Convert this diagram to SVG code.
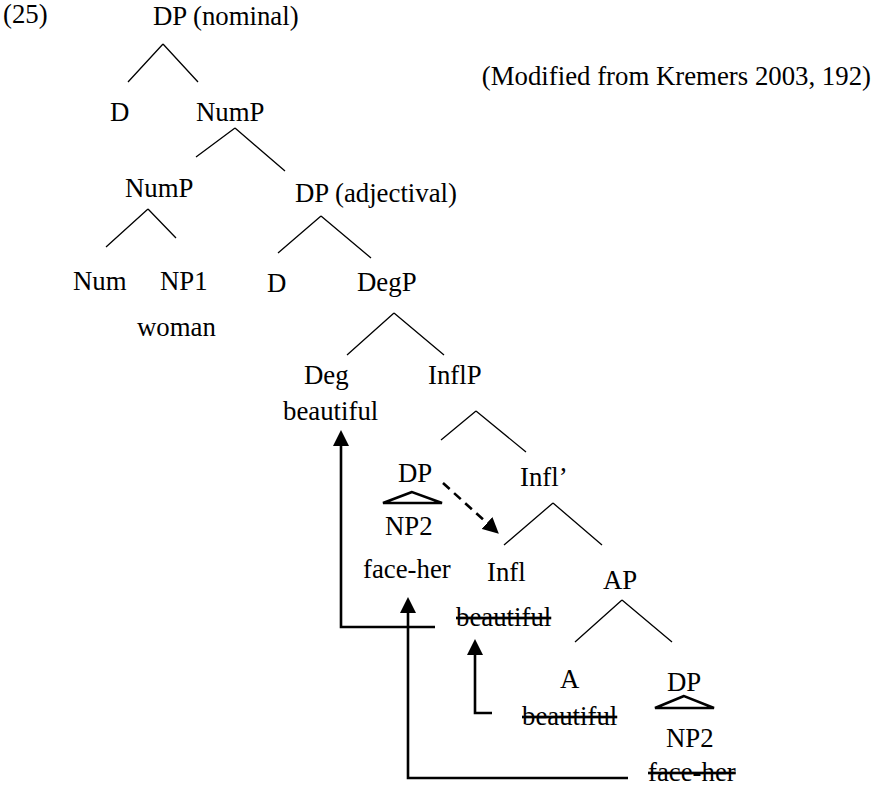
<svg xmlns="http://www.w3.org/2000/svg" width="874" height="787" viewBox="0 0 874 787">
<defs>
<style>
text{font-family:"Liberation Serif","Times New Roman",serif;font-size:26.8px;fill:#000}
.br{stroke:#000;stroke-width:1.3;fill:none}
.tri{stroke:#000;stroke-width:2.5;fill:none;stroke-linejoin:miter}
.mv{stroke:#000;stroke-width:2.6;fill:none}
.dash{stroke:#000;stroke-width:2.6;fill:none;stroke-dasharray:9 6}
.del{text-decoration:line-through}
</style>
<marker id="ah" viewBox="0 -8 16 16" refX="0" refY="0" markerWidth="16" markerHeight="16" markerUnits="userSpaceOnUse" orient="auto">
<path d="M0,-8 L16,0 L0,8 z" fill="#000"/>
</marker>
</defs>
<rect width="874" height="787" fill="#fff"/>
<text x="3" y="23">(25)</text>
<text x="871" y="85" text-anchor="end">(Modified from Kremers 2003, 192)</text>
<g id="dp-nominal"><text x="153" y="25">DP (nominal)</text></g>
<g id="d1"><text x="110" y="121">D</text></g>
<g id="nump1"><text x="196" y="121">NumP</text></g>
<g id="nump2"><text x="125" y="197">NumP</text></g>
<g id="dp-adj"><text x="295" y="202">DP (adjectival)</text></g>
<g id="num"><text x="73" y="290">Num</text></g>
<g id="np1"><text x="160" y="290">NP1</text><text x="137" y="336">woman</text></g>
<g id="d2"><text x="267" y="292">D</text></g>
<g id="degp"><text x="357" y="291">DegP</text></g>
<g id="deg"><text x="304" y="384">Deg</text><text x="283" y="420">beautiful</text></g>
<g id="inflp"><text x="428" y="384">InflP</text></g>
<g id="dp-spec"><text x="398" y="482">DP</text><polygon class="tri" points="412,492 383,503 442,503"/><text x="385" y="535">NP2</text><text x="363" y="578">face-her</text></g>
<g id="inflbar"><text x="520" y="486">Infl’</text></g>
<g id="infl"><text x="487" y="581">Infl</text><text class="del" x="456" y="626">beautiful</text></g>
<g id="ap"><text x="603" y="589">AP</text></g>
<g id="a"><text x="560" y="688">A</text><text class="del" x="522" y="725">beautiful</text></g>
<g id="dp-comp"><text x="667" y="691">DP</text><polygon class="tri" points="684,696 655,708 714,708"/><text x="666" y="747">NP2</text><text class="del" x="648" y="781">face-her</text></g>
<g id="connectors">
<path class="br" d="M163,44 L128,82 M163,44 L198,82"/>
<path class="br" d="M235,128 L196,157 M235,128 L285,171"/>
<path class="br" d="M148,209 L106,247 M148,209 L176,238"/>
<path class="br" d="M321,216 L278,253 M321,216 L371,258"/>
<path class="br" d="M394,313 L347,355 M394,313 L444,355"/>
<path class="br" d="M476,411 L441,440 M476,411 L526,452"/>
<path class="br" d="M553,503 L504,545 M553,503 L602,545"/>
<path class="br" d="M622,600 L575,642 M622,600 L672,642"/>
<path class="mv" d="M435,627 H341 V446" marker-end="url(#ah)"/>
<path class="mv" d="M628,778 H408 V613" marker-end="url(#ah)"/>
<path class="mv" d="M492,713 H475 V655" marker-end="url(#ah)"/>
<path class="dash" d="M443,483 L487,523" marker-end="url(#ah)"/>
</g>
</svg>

┄┄┄┄┄┄┄┄┄┄

● **Written request**: Set the data above down again exactly as given, with no pictures.

● **Solution for this task**:
Convert this diagram to SVG code.
<svg xmlns="http://www.w3.org/2000/svg" width="874" height="787" viewBox="0 0 874 787">
<defs>
<style>
text{font-family:"Liberation Serif","Times New Roman",serif;font-size:26.8px;fill:#000}
.br{stroke:#000;stroke-width:1.3;fill:none}
.tri{stroke:#000;stroke-width:2.5;fill:none;stroke-linejoin:miter}
.mv{stroke:#000;stroke-width:2.6;fill:none}
.dash{stroke:#000;stroke-width:2.6;fill:none;stroke-dasharray:9 6}
.del{text-decoration:line-through}
</style>
<marker id="ah" viewBox="0 -8 16 16" refX="0" refY="0" markerWidth="16" markerHeight="16" markerUnits="userSpaceOnUse" orient="auto">
<path d="M0,-8 L16,0 L0,8 z" fill="#000"/>
</marker>
</defs>
<rect width="874" height="787" fill="#fff"/>
<text x="3" y="23">(25)</text>
<text x="871" y="85" text-anchor="end">(Modified from Kremers 2003, 192)</text>
<g id="dp-nominal"><text x="153" y="25">DP (nominal)</text></g>
<g id="d1"><text x="110" y="121">D</text></g>
<g id="nump1"><text x="196" y="121">NumP</text></g>
<g id="nump2"><text x="125" y="197">NumP</text></g>
<g id="dp-adj"><text x="295" y="202">DP (adjectival)</text></g>
<g id="num"><text x="73" y="290">Num</text></g>
<g id="np1"><text x="160" y="290">NP1</text><text x="137" y="336">woman</text></g>
<g id="d2"><text x="267" y="292">D</text></g>
<g id="degp"><text x="357" y="291">DegP</text></g>
<g id="deg"><text x="304" y="384">Deg</text><text x="283" y="420">beautiful</text></g>
<g id="inflp"><text x="428" y="384">InflP</text></g>
<g id="dp-spec"><text x="398" y="482">DP</text><polygon class="tri" points="412,492 383,503 442,503"/><text x="385" y="535">NP2</text><text x="363" y="578">face-her</text></g>
<g id="inflbar"><text x="520" y="486">Infl’</text></g>
<g id="infl"><text x="487" y="581">Infl</text><text class="del" x="456" y="626">beautiful</text></g>
<g id="ap"><text x="603" y="589">AP</text></g>
<g id="a"><text x="560" y="688">A</text><text class="del" x="522" y="725">beautiful</text></g>
<g id="dp-comp"><text x="667" y="691">DP</text><polygon class="tri" points="684,696 655,708 714,708"/><text x="666" y="747">NP2</text><text class="del" x="648" y="781">face-her</text></g>
<g id="connectors">
<path class="br" d="M163,44 L128,82 M163,44 L198,82"/>
<path class="br" d="M235,128 L196,157 M235,128 L285,171"/>
<path class="br" d="M148,209 L106,247 M148,209 L176,238"/>
<path class="br" d="M321,216 L278,253 M321,216 L371,258"/>
<path class="br" d="M394,313 L347,355 M394,313 L444,355"/>
<path class="br" d="M476,411 L441,440 M476,411 L526,452"/>
<path class="br" d="M553,503 L504,545 M553,503 L602,545"/>
<path class="br" d="M622,600 L575,642 M622,600 L672,642"/>
<path class="mv" d="M435,627 H341 V446" marker-end="url(#ah)"/>
<path class="mv" d="M628,778 H408 V613" marker-end="url(#ah)"/>
<path class="mv" d="M492,713 H475 V655" marker-end="url(#ah)"/>
<path class="dash" d="M443,483 L487,523" marker-end="url(#ah)"/>
</g>
</svg>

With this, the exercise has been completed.